On Friday, 6 May 2016 at 09:31:08 UTC, Steven Schveighoffer wrote:
On 5/6/16 11:06 AM, Dmitry Olshansky wrote:
On 06-May-2016 05:37, Jeremy DeHaan wrote:
On Wednesday, 4 May 2016 at 12:42:30 UTC, jmh530 wrote:
On Wednesday, 4 May 2016 at 02:50:08 UTC, Jeremy DeHaan wrote:

I'm not sure, but one would think that @safe code wouldn't need any
extra information about the union. I wouldn't know how to
differentiate between them though during runtime. Probably someone with more experience with the compiler would know more about that
kind of thing.

You can identify safe functions with
https://dlang.org/phobos/std_traits.html#isSafe
or
https://dlang.org/phobos/std_traits.html#functionAttributes

All I meant was that I don't know enough about what the compiler does with built in types to make this work. It almost sounds like we would need a safe union and unsafe union type and do some extra stuff for the
unsafe union, but I'm just starting to learn about this stuff.

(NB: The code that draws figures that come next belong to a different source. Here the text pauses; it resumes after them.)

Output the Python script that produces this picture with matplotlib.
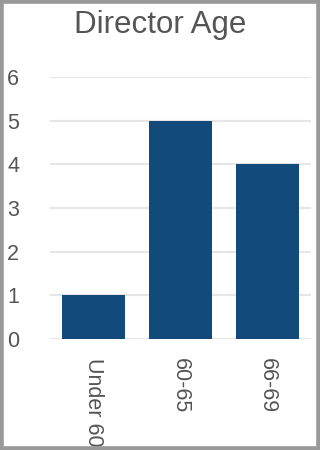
import matplotlib
matplotlib.use("Agg")
import matplotlib.pyplot as plt
from matplotlib.patches import Rectangle

categories = ["Under 60", "60-65", "66-69"]
values = [1, 5, 4]
yticks = [0, 1, 2, 3, 4, 5, 6]

plt.rcParams['font.family'] = ['Liberation Sans', 'DejaVu Sans']

fig = plt.figure(figsize=(3.2, 4.5), dpi=100)
ax = fig.add_axes([50/320, 1 - 339/450, 261/320, (339 - 77)/450])

ax.bar(range(len(categories)), values, width=0.72, color='#134a7c', zorder=3)
ax.set_xlim(-0.5, len(categories) - 0.5)
ax.set_ylim(0, 6)
ax.set_yticks(yticks)
ax.set_yticklabels([str(t) for t in yticks], fontsize=15.5, color='#555555', ha='left')
ax.tick_params(axis='y', length=0, pad=43 * 0.72)
ax.set_xticks(range(len(categories)))
ax.set_xticklabels(categories, rotation=270, fontsize=15.5, color='#555555', va='top', ha='center')
ax.tick_params(axis='x', length=0, pad=14)
ax.grid(axis='y', color='#e6e6e6', linewidth=1.5, zorder=0)
for s in ax.spines.values():
    s.set_visible(False)

fig.text(160/320, 1 - 33/450, "Director Age", fontsize=22.5, color='#555555', ha='center', va='baseline')

fig.patches.append(Rectangle((0, 0), 1, 1, transform=fig.transFigure, fill=False,
                             edgecolor='#999999', linewidth=5.5, zorder=10))

fig.savefig("out.png", dpi=100)
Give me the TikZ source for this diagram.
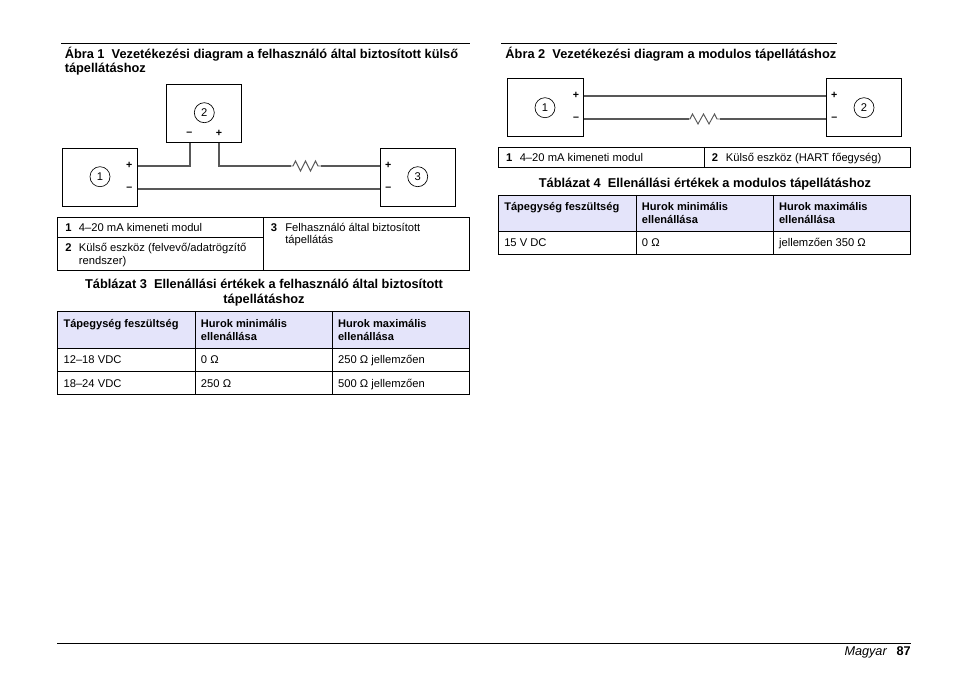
\documentclass[tikz,border=0pt]{standalone}
\usepackage{fontspec}
\setmainfont{Liberation Sans}
\definecolor{hdr}{HTML}{E4E4FA}
\definecolor{wire}{HTML}{585858}
\tikzset{
  x=0.75pt,y=-0.75pt,
  bodytext/.style={anchor=base west,inner sep=0pt,font=\fontsize{8.4}{9}\selectfont},
  boldtext/.style={bodytext,font=\fontsize{8.4}{9}\selectfont\bfseries},
  headtext/.style={anchor=base west,inner sep=0pt,font=\fontsize{8.3}{9}\selectfont\bfseries},
  titletext/.style={anchor=base west,inner sep=0pt,font=\fontsize{9.6}{11}\selectfont\bfseries},
  titlemid/.style={anchor=base,inner sep=0pt,font=\fontsize{9.6}{11}\selectfont\bfseries},
  devbox/.style={draw=black,line width=0.6pt,fill=white,inner sep=0pt},
  numcirc/.style={circle,draw=black,line width=0.5pt,minimum size=15pt,inner sep=0pt,font=\fontsize{8.4}{9}\selectfont},
  sign/.style={inner sep=0pt,font=\fontsize{8}{9}\selectfont\bfseries},
  wireline/.style={draw=wire,line width=1.2pt},
  rule/.style={line width=0.75pt},
  tableline/.style={line width=0.6pt},
}
\newcommand{\devrect}[5]{\node[devbox,minimum width=#4*0.75pt,minimum height=#5*0.75pt] (#1) at (#2,#3) {};}
\begin{document}
\begin{tikzpicture}
\useasboundingbox[fill=white] (0,0) rectangle (954,673);

% ---------- rules
\coordinate (r1a) at (61,43.5); \coordinate (r1b) at (470,43.5);
\coordinate (r2a) at (501,43.5); \coordinate (r2b) at (837,43.5);
\coordinate (r3a) at (57,643.5); \coordinate (r3b) at (911,643.5);
\draw[rule] (r1a) -- (r1b);
\draw[rule] (r2a) -- (r2b);
\draw[rule] (r3a) -- (r3b);

% ---------- titles
\node[titletext] (t1a) at (64.5,58.2) {Ábra 1\ \ Vezetékezési diagram a felhasználó által biztosított külső};
\node[titletext] (t1b) at (64.5,72.2) {tápellátáshoz};
\node[titletext] (t2) at (505.2,58.2) {Ábra 2\ \ Vezetékezési diagram a modulos tápellátáshoz};

% ---------- figure 1
\devrect{a1}{100}{177.5}{75.5}{58}
\devrect{a2}{204.2}{113.3}{75}{58}
\devrect{a3}{417.8}{177.5}{75.6}{58}
\node[numcirc] (c1) at (100,176.7) {1};
\node[numcirc] (c2) at (204.3,112.7) {2};
\node[numcirc] (c3) at (417.7,176.7) {3};
\node[sign] (ap) at (129.3,165.2) {+};
\node[sign] (am) at (129.3,189) {–};
\node[sign] (bm) at (189.3,134.3) {–};
\node[sign] (bp) at (219,133.8) {+};
\node[sign] (cp) at (388.3,165.2) {+};
\node[sign] (cm) at (388.3,189) {–};
\coordinate (rA) at (291,166);
\coordinate (rB) at (321,166);
\coordinate (j1) at (190,166);
\coordinate (j2) at (219,166);
\draw[wireline] (a1.east |- j1) -- (j1) -- (j1 |- a2.south);
\draw[wireline] (j2 |- a2.south) -- (j2) -- (rA);
\draw[wireline] (rB) -- (a3.west |- rB);
\draw[wireline] (a1.east |- am) -- (a3.west |- am);
\draw[draw=wire,line width=0.7pt,line join=miter] (rA) -- ++(2,0) -- ++(2.5,-5) -- ++(5,10) -- ++(5,-10) -- ++(5,10) -- ++(5,-10) -- ++(2.5,5) -- (rB);

% ---------- key table 1
\draw[tableline] (57.3,217.3) rectangle (469.3,270.3);
\draw[tableline] (263.3,217.3) -- (263.3,270.3);
\draw[tableline] (57.3,237.7) -- (263.3,237.7);
\node[boldtext] (k1n) at (65,231.5) {1};
\node[bodytext] (k1t) at (78.7,231.5) {4–20 mA kimeneti modul};
\node[boldtext] (k2n) at (65,251.5) {2};
\node[bodytext] (k2t) at (78.7,251.5) {Külső eszköz (felvevő/adatrögzítő};
\node[bodytext] (k2u) at (78.7,265) {rendszer)};
\node[boldtext] (k3n) at (270.7,231.5) {3};
\node[bodytext] (k3t) at (285,231.5) {Felhasználó által biztosított};
\node[bodytext] (k3u) at (285,243.5) {tápellátás};

% ---------- table 3
\node[titlemid] (t3a) at (264,289) {Táblázat 3\ \ Ellenállási értékek a felhasználó által biztosított};
\node[titlemid] (t3b) at (264,304) {tápellátáshoz};
\fill[hdr] (57.3,311.7) rectangle (469.3,348.3);
\draw[tableline] (57.3,311.7) rectangle (469.3,394.3);
\draw[tableline] (57.3,348.3) -- (469.3,348.3);
\draw[tableline] (57.3,371.3) -- (469.3,371.3);
\draw[tableline] (195.7,311.7) -- (195.7,394.3);
\draw[tableline] (332.5,311.7) -- (332.5,394.3);
\node[headtext] (h1) at (63.3,327.5) {Tápegység feszültség};
\node[headtext] (h2) at (200.7,327.5) {Hurok minimális};
\node[headtext] (h2b) at (200.7,341) {ellenállása};
\node[headtext] (h3) at (337.8,327.5) {Hurok maximális};
\node[headtext] (h3b) at (337.8,341) {ellenállása};
\node[bodytext] (d1) at (63.3,364) {12–18 VDC};
\node[bodytext] (d2) at (200.7,364) {0 Ω};
\node[bodytext] (d3) at (337.8,364) {250 Ω jellemzően};
\node[bodytext] (e1) at (63.3,388) {18–24 VDC};
\node[bodytext] (e2) at (200.7,388) {250 Ω};
\node[bodytext] (e3) at (337.8,388) {500 Ω jellemzően};

% ---------- figure 2
\devrect{f1}{545.3}{107.2}{76}{57.7}
\devrect{f2}{863.8}{107.2}{75.7}{57.7}
\node[numcirc] (g1) at (545,107.7) {1};
\node[numcirc] (g2) at (864,107.7) {2};
\node[sign] (fp) at (576,95.6) {+};
\node[sign] (fm) at (576,119) {–};
\node[sign] (gp) at (834.3,95.6) {+};
\node[sign] (gm) at (834.3,119) {–};
\coordinate (w1) at (583.3,96);
\coordinate (sA) at (689,119);
\coordinate (sB) at (720,119);
\draw[wireline] (f1.east |- w1) -- (f2.west |- w1);
\draw[wireline] (f1.east |- sA) -- (sA);
\draw[wireline] (sB) -- (f2.west |- sB);
\draw[draw=wire,line width=0.7pt] (sA) -- ++(1,0) -- ++(2.5,-5) -- ++(5.5,10) -- ++(5.5,-10) -- ++(5.5,10) -- ++(5.5,-10) -- ++(2.5,5) -- (sB);

% ---------- key table 2
\draw[tableline] (498.3,147.7) rectangle (910.7,167.5);
\draw[tableline] (704,147.7) -- (704,167.5);
\node[boldtext] (m1n) at (505.8,161.7) {1};
\node[bodytext] (m1t) at (519.5,161.7) {4–20 mA kimeneti modul};
\node[boldtext] (m2n) at (711.5,161.7) {2};
\node[bodytext] (m2t) at (725.7,161.7) {Külső eszköz (HART főegység)};

% ---------- table 4
\node[titlemid] (t4) at (705,187.7) {Táblázat 4\ \ Ellenállási értékek a modulos tápellátáshoz};
\fill[hdr] (498.3,195) rectangle (910.7,231.7);
\draw[tableline] (498.3,195) rectangle (910.7,254.3);
\draw[tableline] (498.3,231.7) -- (910.7,231.7);
\draw[tableline] (636.7,195) -- (636.7,254.3);
\draw[tableline] (773.7,195) -- (773.7,254.3);
\node[headtext] (n1) at (504,210.5) {Tápegység feszültség};
\node[headtext] (n2) at (641.7,210.5) {Hurok minimális};
\node[headtext] (n2b) at (641.7,224) {ellenállása};
\node[headtext] (n3) at (778.8,210.5) {Hurok maximális};
\node[headtext] (n3b) at (778.8,224) {ellenállása};
\node[bodytext] (o1) at (504,246.5) {15 V DC};
\node[bodytext] (o2) at (641.7,246.5) {0 Ω};
\node[bodytext] (o3) at (778.8,246.5) {jellemzően 350 Ω};

% ---------- footer
\node[anchor=base east,inner sep=0pt,font=\fontsize{9.5}{11}\selectfont\itshape] (fa) at (887,655.5) {Magyar};
\node[anchor=base east,inner sep=0pt,font=\fontsize{9.5}{11}\selectfont\bfseries] (fb) at (911,655.5) {87};
\end{tikzpicture}
\end{document}
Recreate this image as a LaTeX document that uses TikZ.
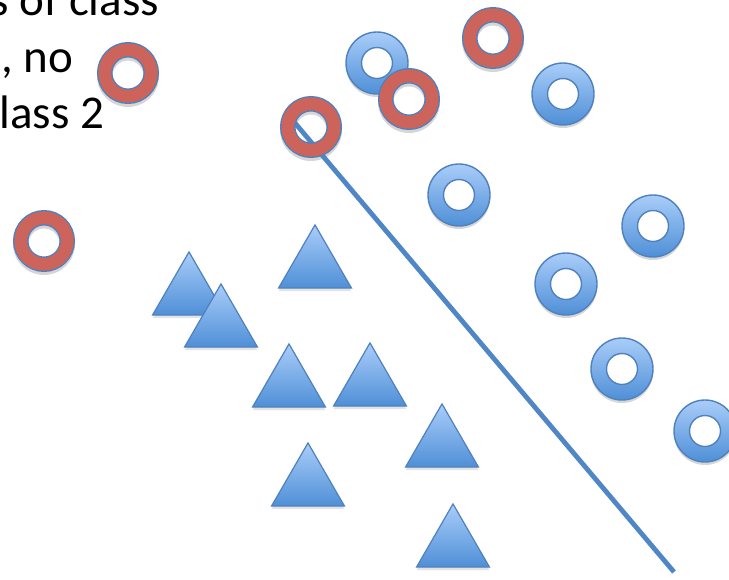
\documentclass[tikz,border=0pt]{standalone}
\usepackage{fontspec}
\setmainfont{Carlito}
\usetikzlibrary{shapes.geometric,shadows}
\definecolor{edgeblue}{HTML}{4F81BD}
\definecolor{lineblue}{HTML}{4F86C6}
\definecolor{ringred}{HTML}{CC645C}
\definecolor{topblue}{HTML}{A9CDF9}
\definecolor{botblue}{HTML}{4F8FD7}

\begin{document}
\begin{tikzpicture}[x=0.5pt,y=-0.5pt,
  every node/.style={inner sep=0pt,outer sep=0pt},
  Bnode/.style={circle,minimum size=31pt,top color=topblue,bottom color=botblue,
    draw=edgeblue,line width=0.7pt,
    path picture={\draw[edgeblue,line width=0.7pt,fill=white]
      (path picture bounding box.center) circle (7.75pt);}},
  Rnode/.style={circle,minimum size=23.25pt,draw=edgeblue,line width=0.7pt,
    double=ringred,double distance=6.35pt},
  Tnode/.style={regular polygon,regular polygon sides=3,minimum size=42.1pt,
    top color=topblue,bottom color=botblue,draw=edgeblue,line width=0.6pt,
    drop shadow={opacity=.22,shadow xshift=0pt,shadow yshift=-1.5pt}},
  txt/.style={font=\fontsize{23.5pt}{28pt}\selectfont,anchor=base east},
  sepline/.style={lineblue,line width=2.4pt}
]
\useasboundingbox (0,0) rectangle (729,579);
\clip (0,0) rectangle (729,579);

% soft shadows of the rings
\foreach \x/\y in {377/63,563/94,459/195,653/226,566/284,622/369,705/431,
                   128/73,44/241,311/127,409/99,493/38}
  \fill[black,opacity=.16,even odd rule] (\x,\y+3) circle (15.5pt) (\x,\y+3) circle (7.75pt);

% the separating line
\coordinate (S0) at (295,123);
\coordinate (S1) at (674,572);
\draw[sepline] (S0) -- (S1);

% the triangles
\foreach \x/\y [count=\i] in {189/294,221/326,315/267,289/386,370/385,442/446,308/485,453/546}
  \node[Tnode] (T\i) at (\x,\y) {};

% the blue rings
\foreach \x/\y [count=\i] in {377/63,563/94,459/195,653/226,566/284,622/369,705/431}
  \node[Bnode] (B\i) at (\x,\y) {};

% the red rings
\foreach \x/\y [count=\i] in {128/73,44/241,311/127,409/99,493/38}
  \node[Rnode] (R\i) at (\x,\y) {};

% text
\node[txt] (txt1) at (159,15) {s of class};
\node[txt] (txt2) at (73,72) {, no};
\node[txt] (txt3) at (104,128) {lass 2};

\end{tikzpicture}
\end{document}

I'd note that a union without pointers doesn't hurt precise scanner,
it's only the ones with pointers that are bad.


Ones that have only pointers are probably OK too. Though I'm not sure if a precise scanner takes into account the type of the pointer. I would expect it to use embedded typeinfo in target block.

-Steve

Because of void* and classes, the GC MUST be able to find out what type was actually allocated, or at least its pointer bitmask.